Как-то мама заболела. Я была в школе. И папа вынужден был пойти в магазин. Приходит Марк какой-то растерянный и подавленный. У меня как раз жуткая ангина, температура. Смотрю, выкладывает на стол сто граммов колбасы. Думаю — что это с папой? Уж если он покупает, то все, что надо и не надо. Что-то его мучает. Мне ничего не говорит, а потом: — Леличка, ты прости меня. Я тибя ругав, што ты не хозяйка. Я тока щас поняв, якая ты исключительно расчетливая. Ето ж кому сказать… четыре рубля сто грамм колбасы! Ето ж у трубу вылететь — у два щета… Як же ты справляисся?

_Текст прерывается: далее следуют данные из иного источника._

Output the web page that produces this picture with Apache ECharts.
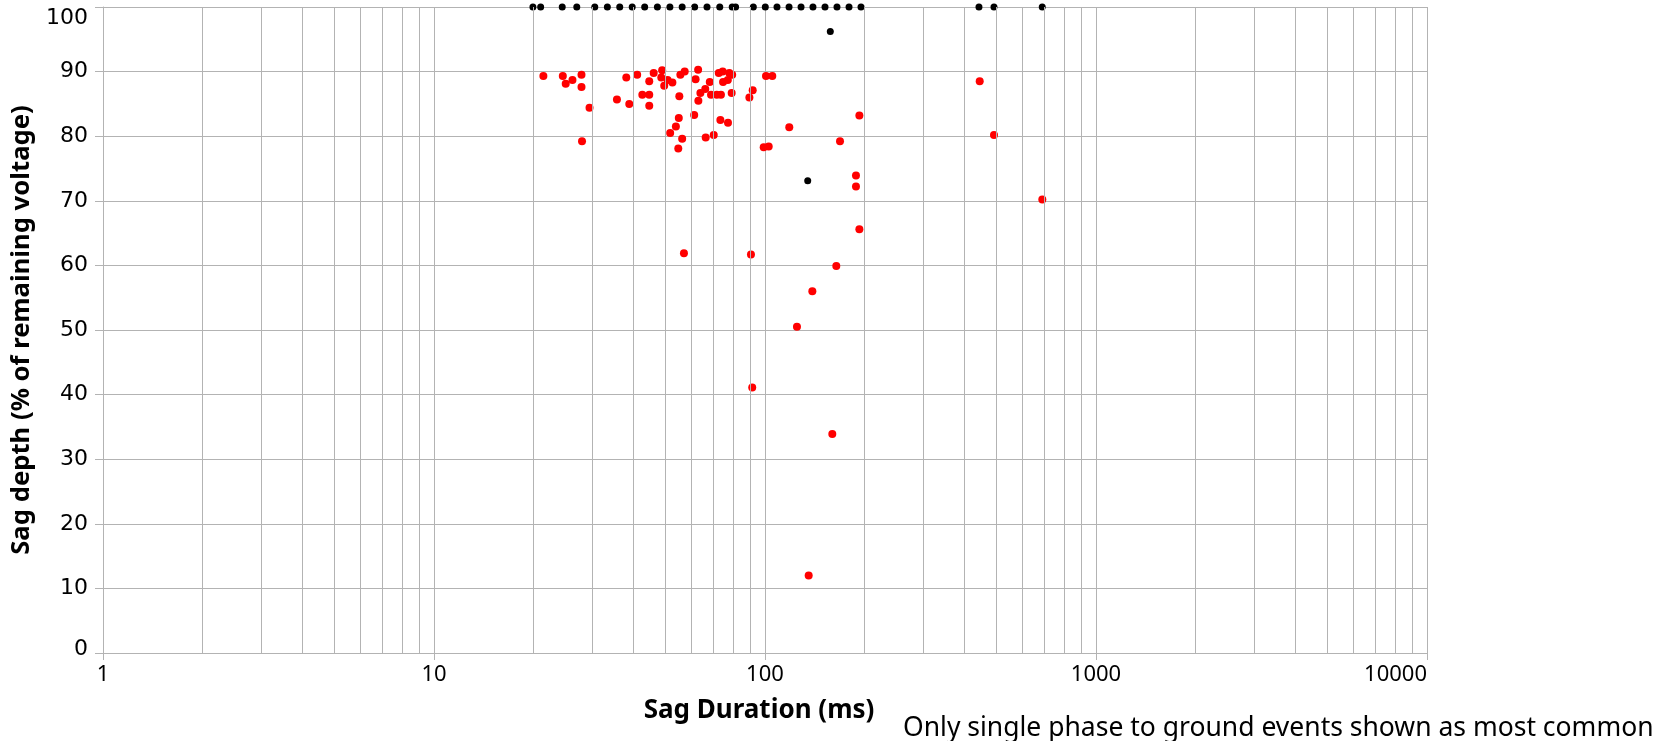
<!DOCTYPE html>
<html>
<head>
<meta charset="utf-8">
<script src="https://cdn.jsdelivr.net/npm/echarts/dist/echarts.min.js"></script>
<style>
  html, body { margin: 0; padding: 0; background: #fff; }
  #chart { width: 1675px; height: 741px; }
</style>
</head>
<body>
<div id="chart"></div>
<script>
// ---- Data ----
// Red events: sag duration (ms) and sag depth (% remaining voltage)
const redDuration = [
  21.4, 24.5, 25.0, 26.2, 27.9, 27.9, 29.5, 28.0, 35.7, 38.1,
  38.9, 41.1, 42.6, 44.7, 44.7, 44.7, 46.1, 48.9, 48.6, 49.6,
  50.8, 52.5, 55.1, 55.5, 57.2, 54.9, 53.8, 51.7, 56.2, 54.7,
  62.8, 61.7, 68.1, 66.0, 63.8, 62.9, 61.1, 66.2, 70.0, 72.5,
  74.5, 78.0, 79.6, 77.2, 74.7, 68.7, 71.5, 73.6, 79.3, 73.3,
  77.3, 91.8, 89.7, 100.7, 105.2, 118.4, 99.1, 102.6, 168.5, 192.8,
  445.3, 491.8, 688.3, 188.3, 188.3, 192.8, 56.9, 90.7, 164.2, 139.0,
  124.9, 91.5, 159.7, 135.5
];
const redDepth = [
  89.3, 89.3, 88.1, 88.7, 89.5, 87.6, 84.4, 79.2, 85.7, 89.1,
  85.0, 89.5, 86.4, 86.4, 88.5, 84.7, 89.8, 90.2, 89.1, 87.8,
  88.7, 88.3, 86.2, 89.5, 90.0, 82.8, 81.5, 80.5, 79.6, 78.1,
  90.3, 88.8, 88.4, 87.3, 86.7, 85.5, 83.3, 79.8, 80.2, 89.8,
  90.0, 89.8, 89.5, 88.7, 88.4, 86.4, 86.4, 86.4, 86.7, 82.5,
  82.1, 87.1, 86.0, 89.3, 89.3, 81.4, 78.3, 78.4, 79.2, 83.2,
  88.5, 80.2, 70.2, 73.9, 72.2, 65.6, 61.9, 61.7, 59.9, 56.0,
  50.5, 41.1, 33.9, 12.0
];
// Black events
const blackDuration = [
  19.9, 21.0, 24.4, 27.0, 30.6, 33.4, 36.4, 39.7, 43.3, 47.3,
  51.6, 56.2, 61.3, 66.8, 73.0, 79.6, 81.5, 92.2, 100.2, 108.7,
  118.2, 128.5, 139.6, 151.8, 165.0, 179.4, 195.0, 443, 491.8, 688,
  157.5, 134.6
];
const blackDepth = [
  100, 100, 100, 100, 100, 100, 100, 100, 100, 100,
  100, 100, 100, 100, 100, 100, 100, 100, 100, 100,
  100, 100, 100, 100, 100, 100, 100, 100, 100, 100,
  96.2, 73.1
];
// Axis ticks
const xMin = 1, xMax = 10000;
const yMin = 0, yMax = 100, yStep = 10;
const xMinorGrid = [2,3,4,5,6,7,8,9, 20,30,40,50,60,70,80,90,
                    200,300,400,500,600,700,800,900,
                    2000,3000,4000,5000,6000,7000,8000,9000];
const xTitle = 'Sag Duration (ms)';
const yTitle = 'Sag depth (% of remaining voltage)';
const footnote = 'Only single phase to ground events shown as most common';

// ---- Build ----
const redData = redDuration.map((d, i) => [d, redDepth[i]]);
const blackData = blackDuration.map((d, i) => [d, blackDepth[i]]);
const gridColor = '#b3b3b3';

const chart = echarts.init(document.getElementById('chart'), null, { renderer: 'canvas' });
chart.setOption({
  animation: false,
  backgroundColor: '#ffffff',
  title: {
    text: footnote,
    left: 903,
    top: 715,
    textStyle: { fontFamily: 'Noto Sans', fontSize: 26.5, fontWeight: 'normal', color: '#000' },
    padding: 0
  },
  grid: { left: 103, right: 248, top: 7, bottom: 88, containLabel: false },
  xAxis: {
    type: 'log',
    logBase: 10,
    min: xMin,
    max: xMax,
    name: xTitle,
    nameLocation: 'middle',
    nameGap: 45,
    nameTextStyle: { fontFamily: 'Noto Sans', fontSize: 26, fontWeight: 'bold', color: '#000', padding: [0, 12, 0, 0] },
    axisLine: { show: true, lineStyle: { color: gridColor, width: 1 } },
    axisTick: { show: true, length: 7, lineStyle: { color: gridColor } },
    axisLabel: {
      fontFamily: 'Noto Sans', fontSize: 22, color: '#000', margin: 11,
      alignMaxLabel: 'right',
      formatter: function (v) { return String(v); }
    },
    splitLine: { show: true, lineStyle: { color: gridColor, width: 1 } },
    minorTick: { show: false },
    minorSplitLine: { show: false }
  },
  yAxis: {
    type: 'value',
    min: yMin,
    max: yMax,
    interval: yStep,
    name: yTitle,
    nameLocation: 'middle',
    nameRotate: 90,
    nameGap: 65,
    nameTextStyle: { fontFamily: 'Noto Sans', fontSize: 25.7, fontWeight: 'bold', color: '#000' },
    axisLine: { show: true, lineStyle: { color: gridColor, width: 1 } },
    axisTick: { show: true, length: 8, lineStyle: { color: gridColor } },
    axisLabel: {
      fontFamily: 'DejaVu Sans', fontSize: 22, color: '#000', margin: 15,
      formatter: function (v) { return v === yMax ? '{t|' + v + '}' : (v === yMin ? '{b|' + v + '}' : String(v)); },
      rich: {
        t: { fontFamily: 'DejaVu Sans', fontSize: 22, color: '#000', padding: [22, 0, 0, 0] },
        b: { fontFamily: 'DejaVu Sans', fontSize: 22, color: '#000', padding: [0, 0, 8, 0] }
      }
    },
    splitLine: { show: true, lineStyle: { color: gridColor, width: 1 } }
  },
  series: [
    {
      name: 'minor-grid',
      type: 'scatter',
      data: [],
      silent: true,
      z: 1,
      markLine: {
        silent: true,
        symbol: ['none', 'none'],
        label: { show: false },
        lineStyle: { color: gridColor, width: 1, type: 'solid' },
        emphasis: { disabled: true },
        data: xMinorGrid.map(v => ({ xAxis: v }))
      }
    },
    {
      name: 'Other events',
      type: 'scatter',
      data: blackData,
      symbol: 'circle',
      symbolSize: 7,
      clip: false,
      itemStyle: { color: '#000000', opacity: 1 },
      z: 3
    },
    {
      name: 'Single phase to ground',
      type: 'scatter',
      data: redData,
      symbol: 'circle',
      symbolSize: 8,
      clip: false,
      itemStyle: { color: '#ff0000', opacity: 1 },
      z: 4
    }
  ]
});
</script>
</body>
</html>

— Как четыре рубля сто грамм?
— Леличка, ты же больная, я и купив тебе самую что ни на есть дорогую. Ты же любишь, аде сала многа.
— И ты заплатил за сто грамм четыре рубля?
— Ну а як же? Даю я ей пять, а она мне рубль сдачи.
— Пойди немедленно в магазин, забери три рубля шестьдесят копеек!
— Да хай оно сгорить, штобы я унижався!
Я вскочила, у меня и температура сразу прошла.
— Я-то продавщицу эту знаю… Ну ладно, не смейтесь…
— А колбаску ты сьела? А, мам?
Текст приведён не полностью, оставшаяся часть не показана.